Joanna Cannon’s impact on the study of late medieval Italian art has been profound. Her influence is felt as a scholar through the seminal publications in her bibliography and as a teacher who has trained numerous researchers active in the field, both as university academics and museum curators, across Europe and North America. This book is offered by her doctoral students as a celebration of Joanna’s remarkable career and achievements, and in gratitude for her dedication and generosity to her field, her students, her colleagues, and her friends.
Joanna’s scholarship is driven by a historically contextualised approach that, to a great extent, can be seen continued within the work of her students. This is coupled with a determined focus on the visual and material qualities of the objects under her examination. A close attention to the object – whatever that object might be: altarpiece, wall painting, votive panel, portable diptych, manuscript, metalwork, or ivory (Fig. 1.1) – has always been a fundamental tenet of Joanna’s research and teaching. Her concern with materiality is amplified by a commitment to analysing the physical characteristics of works of art by means of technical analysis, and to understanding the creative processes and working practices of artists. A further interest concerns the multifarious and changing ways in which viewers experienced the art of late medieval Italy. This wide range of ways of looking indicates the comprehensive nature of Joanna’s research, and helps to explain why she has been such a keenly sought-out collaborator by colleagues within art history and also in adjacent fields.

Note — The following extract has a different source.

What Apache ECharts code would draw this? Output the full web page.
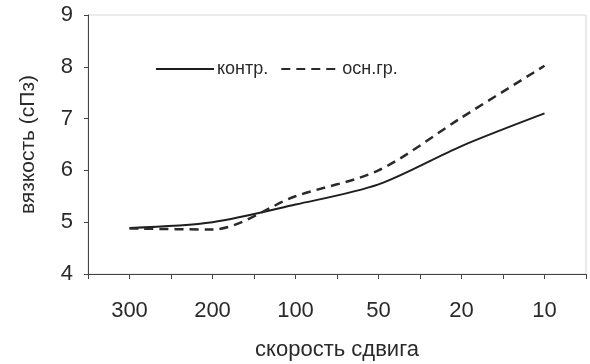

Joanna’s interests and approach were shaped by the fertile academic environment of The Courtauld Institute of Art and the wider University of London in the 1970s, where the study of medieval art and architecture flourished under the interdisciplinary aegis of Peter Kidson (the legendary ‘PK’ to Joanna and her contemporaries). Having already spent three years at the Institute as an undergraduate, she took her PhD on ‘Dominican Patronage of the Arts in Central Italy: The Provincia Romana c. 1220–c. 1320’ with Julian Gardner, who continued to supervise Joanna after departing The Courtauld to establish the History of Art department at the University of Warwick in 1974.